Stated exercise:
Skip the pictures. Set down, word for word, the lines from the start of the material up to and including the line with "return bb.width".

==*==

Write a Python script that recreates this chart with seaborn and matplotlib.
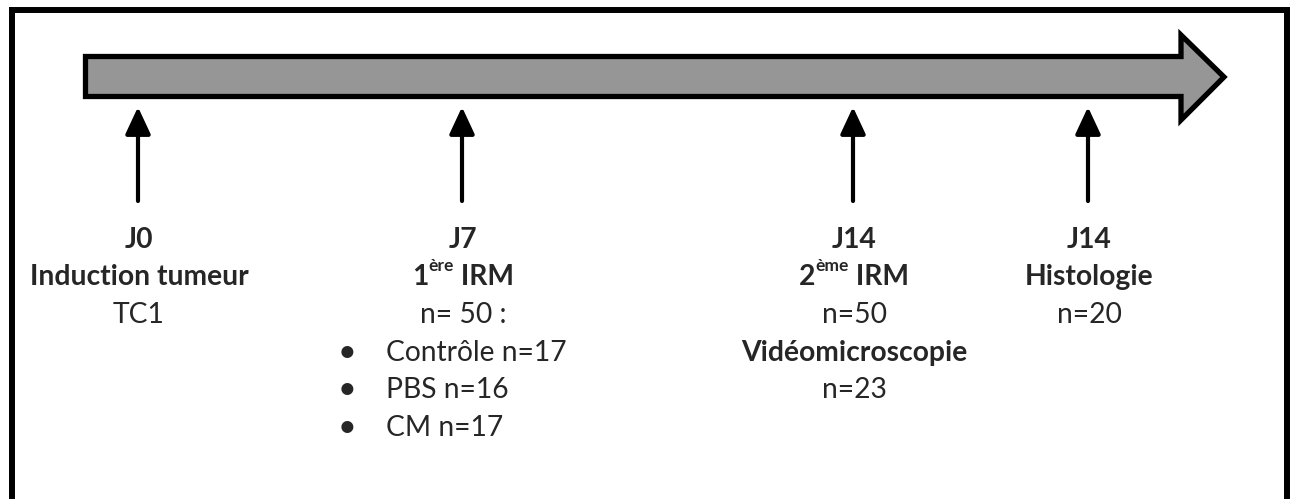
import matplotlib
matplotlib.use("Agg")
import matplotlib.pyplot as plt
from matplotlib.patches import Polygon
import seaborn as sns

sns.set_theme(style="white")
plt.rcParams['font.family'] = ['Lato', 'DejaVu Sans']

W, H = 1298, 499

# ---- data ----
days = ["J0", "J7", "J14", "J14"]
col_x = [139, 463, 854, 1089]
titles = [["Induction tumeur"], [("1", "ère", " IRM")], [("2", "ème", " IRM")], ["Histologie"]]
counts = [["TC1"], ["n= 50 :"], ["n=50"], ["n=20"]]
extra_title = [None, None, "Vidéomicroscopie", None]
extra_count = [None, None, "n=23", None]
groups = ["Contrôle", "PBS", "CM"]
group_n = [17, 16, 17]

FS = 20.3
row_y0 = 239.5
row_dy = 37.7

fig = plt.figure(figsize=(W / 100, H / 100), dpi=100)
ax = fig.add_axes([0, 0, 1, 1])
ax.set_xlim(0, W)
ax.set_ylim(H, 0)
ax.axis('off')

# frame
ax.plot([12, 12, 1286.5, 1286.5], [H + 10, 9.5, 9.5, H + 10], color='black', lw=4.3,
        solid_joinstyle='miter', clip_on=False)

# big arrow
verts = [(85.5, 56.5), (1181, 56.5), (1181, 35), (1224, 77), (1181, 120),
         (1181, 96.5), (85.5, 96.5)]
ax.add_patch(Polygon(verts, closed=True, facecolor='#969696', edgecolor='black',
                     lw=3.8, joinstyle='miter'))

# small arrows
for x in col_x:
    ax.annotate('', xy=(x - 1, 107), xytext=(x - 1, 201),
                arrowprops=dict(arrowstyle='-|>,head_length=0.75,head_width=0.35',
                                lw=3, color='black', shrinkA=0, shrinkB=0,
                                mutation_scale=22))

fig.canvas.draw()
renderer = fig.canvas.get_renderer()


def text_width(s, size, weight):
    t = ax.text(0, 0, s, fontsize=size, fontweight=weight)
    bb = t.get_window_extent(renderer)
    t.remove()
    return bb.width


def sup_line(x, y, parts, size=FS):
    base, sup, rest = parts
    ssize = size * 0.62
    w1 = text_width(base, size, 'bold')
    w2 = text_width(sup, ssize, 'bold')
    w3 = text_width(rest, size, 'bold')
    x0 = x - (w1 + w2 + w3) / 2
    ax.text(x0, y, base, fontsize=size, fontweight='bold', ha='left', va='center')
    ax.text(x0 + w1, y - 11, sup, fontsize=ssize, fontweight='bold', ha='left', va='center')
    ax.text(x0 + w1 + w2, y, rest, fontsize=size, fontweight='bold', ha='left', va='center')


for i, x in enumerate(col_x):
    y = row_y0
    ax.text(x, y, days[i], fontsize=FS, fontweight='bold', ha='center', va='center')
    y += row_dy
    for t in titles[i]:
        if isinstance(t, tuple):
            sup_line(x, y, t)
        else:
            ax.text(x, y, t, fontsize=FS, fontweight='bold', ha='center', va='center')
        y += row_dy
    for c in counts[i]:
        ax.text(x, y, c, fontsize=FS, ha='center', va='center')
        y += row_dy
    if extra_title[i]:
        ax.text(x, y, extra_title[i], fontsize=FS, fontweight='bold', ha='center', va='center')
        y += row_dy
        ax.text(x, y, extra_count[i], fontsize=FS, ha='center', va='center')

# bullet list under J7
for k, (g, n) in enumerate(zip(groups, group_n)):
    y = row_y0 + row_dy * (3 + k)
    ax.text(347, y, "•", fontsize=FS * 1.15, ha='center', va='center')
    ax.text(386, y, f"{g} n={n}", fontsize=FS, ha='left', va='center')

fig.savefig("out.png", dpi=100)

==*==

Answer for the task:
Write a Python script that recreates this chart with seaborn and matplotlib.
import matplotlib
matplotlib.use("Agg")
import matplotlib.pyplot as plt
from matplotlib.patches import Polygon
import seaborn as sns

sns.set_theme(style="white")
plt.rcParams['font.family'] = ['Lato', 'DejaVu Sans']

W, H = 1298, 499

# ---- data ----
days = ["J0", "J7", "J14", "J14"]
col_x = [139, 463, 854, 1089]
titles = [["Induction tumeur"], [("1", "ère", " IRM")], [("2", "ème", " IRM")], ["Histologie"]]
counts = [["TC1"], ["n= 50 :"], ["n=50"], ["n=20"]]
extra_title = [None, None, "Vidéomicroscopie", None]
extra_count = [None, None, "n=23", None]
groups = ["Contrôle", "PBS", "CM"]
group_n = [17, 16, 17]

FS = 20.3
row_y0 = 239.5
row_dy = 37.7

fig = plt.figure(figsize=(W / 100, H / 100), dpi=100)
ax = fig.add_axes([0, 0, 1, 1])
ax.set_xlim(0, W)
ax.set_ylim(H, 0)
ax.axis('off')

# frame
ax.plot([12, 12, 1286.5, 1286.5], [H + 10, 9.5, 9.5, H + 10], color='black', lw=4.3,
        solid_joinstyle='miter', clip_on=False)

# big arrow
verts = [(85.5, 56.5), (1181, 56.5), (1181, 35), (1224, 77), (1181, 120),
         (1181, 96.5), (85.5, 96.5)]
ax.add_patch(Polygon(verts, closed=True, facecolor='#969696', edgecolor='black',
                     lw=3.8, joinstyle='miter'))

# small arrows
for x in col_x:
    ax.annotate('', xy=(x - 1, 107), xytext=(x - 1, 201),
                arrowprops=dict(arrowstyle='-|>,head_length=0.75,head_width=0.35',
                                lw=3, color='black', shrinkA=0, shrinkB=0,
                                mutation_scale=22))

fig.canvas.draw()
renderer = fig.canvas.get_renderer()


def text_width(s, size, weight):
    t = ax.text(0, 0, s, fontsize=size, fontweight=weight)
    bb = t.get_window_extent(renderer)
    t.remove()
    return bb.width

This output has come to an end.